Whangarei Okara Ward councillor Cherry Hermon, who also served on Whangarei District Council's walking and cycling reference group, said the Onerahi cycleway route was set to become popular with commuters, as well as having recreational value.
"There's a lot of appetite for that already," she said. She said the old bridges - 21m and 24m long - were built around 1910 as part of the railway line and used until the 1930s, at which stage the Boswell family converted a portion of the line into a walking track, part of what's known as the Waimahanga walkway.

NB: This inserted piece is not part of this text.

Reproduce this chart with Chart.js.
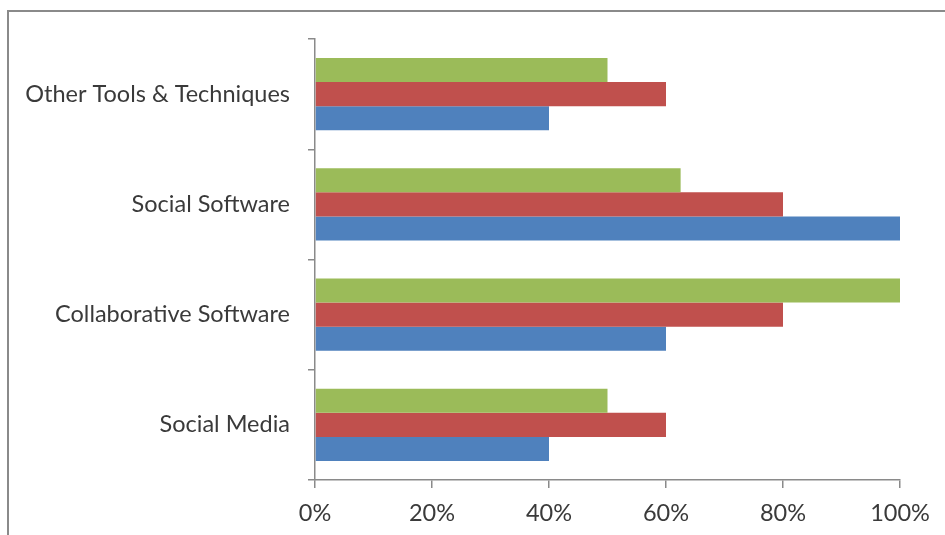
<!DOCTYPE html>
<html>
<head>
<meta charset="utf-8">
<script src="https://cdn.jsdelivr.net/npm/chart.js@4/dist/chart.umd.min.js"></script>
<style>
  html, body { margin: 0; padding: 0; background: #fff; }
  #wrap { position: relative; width: 945px; height: 535px; overflow: hidden; }
  /* frame of the chart box, cut off at right and bottom */
  #frame {
    position: absolute; left: 7px; top: 10px; width: 1000px; height: 600px;
    border-left: 2px solid #8a8a8a; border-top: 2px solid #8a8a8a;
  }
  #chart { position: absolute; left: 0; top: 0; }
</style>
</head>
<body>
<div id="wrap">
  <div id="frame"></div>
  <canvas id="chart" width="945" height="535"></canvas>
</div>
<script>
// Categories listed top to bottom
const categories = ['Other Tools & Techniques', 'Social Software', 'Collaborative Software', 'Social Media'];

// Series values (percent), one value per category
const greenValues = [50, 62.5, 100, 50];
const redValues = [60, 80, 80, 60];
const blueValues = [40, 100, 60, 40];

const xTicks = [0, 20, 40, 60, 80, 100];

const textColor = '#3a3a3a';
const axisColor = '#8a8a8a';
const labelFont = { family: 'Lato', size: 23.5 };

const ctx = document.getElementById('chart');
new Chart(ctx, {
  type: 'bar',
  data: {
    labels: categories,
    datasets: [
      { label: 'Series 3', data: greenValues, backgroundColor: '#9BBB59' },
      { label: 'Series 2', data: redValues, backgroundColor: '#C0504D' },
      { label: 'Series 1', data: blueValues, backgroundColor: '#4F81BD' }
    ]
  },
  options: {
    indexAxis: 'y',
    responsive: false,
    animation: false,
    categoryPercentage: 0.655,
    barPercentage: 1,
    layout: { padding: { top: 39, right: 45, left: 0, bottom: 0 } },
    plugins: {
      legend: { display: false },
      tooltip: { enabled: false }
    },
    scales: {
      x: {
        min: 0,
        max: 100,
        afterBuildTicks: (scale) => {
          scale.ticks = xTicks.map(v => ({ value: v }));
        },
        afterFit: (scale) => { scale.height = 55; },
        border: { color: axisColor, width: 1.5 },
        grid: { drawOnChartArea: false, color: axisColor, tickLength: 8, lineWidth: 1.5 },
        ticks: {
          color: textColor,
          font: labelFont,
          padding: 11,
          maxRotation: 0,
          callback: (v) => v + '%'
        }
      },
      y: {
        afterFit: (scale) => { scale.width = 315; },
        border: { color: axisColor, width: 1.5 },
        grid: { drawOnChartArea: false, color: axisColor, tickLength: 7, lineWidth: 1.5, offset: true },
        ticks: {
          color: textColor,
          font: labelFont,
          padding: 18
        }
      }
    }
  }
});
</script>
</body>
</html>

Fellow reference group member Brian McLachlan said the community was still split on whether the length of the Waimahanga should be converted to a concreted path.
In the meantime, the council intended to add more compacted scoria to the track. "Half want it concreted, half don't - some want to maintain the natural ambience of the area."
Meanwhile in Waipu, a $350,000 cycleway built largely through community fundraising is nearing completion. This first stage of the project, one day expected to run all the way from the township to Waipu Cove, also included a 34m bridge.
The current route spanned the 2.5km between Waipu and Riverview Place. Waipu to Riverview Walkway/Cycleway secretary Angela Stolwerk said the bridge was good to go and was waiting on its code of compliance before it could open.
In 2015, WDC and the Government announced $4.81 million would be invested in developing cycleways in the district.
Further funding was made available from the Urban Cycleways Fund and NZTA's National Land Transport Fund, meaning more than $7 million is being spent on the three new routes to Kamo, Onerahi and Raumanga/Maunu.
WDC had also given the Waipu route $105,000 and planned to contribute more in the annual plan for this coming year.
All three bridges - two in Onerahi and one in Waipu - were built by kiwi firm Bridge It.
Stage 1 of the Onerahi route would open in August. This includes Beach Rd portion around the peninsula, which linked to the Waimahanga Track and in turn a 2.5m-wide concrete path running parallel to Riverside Drive.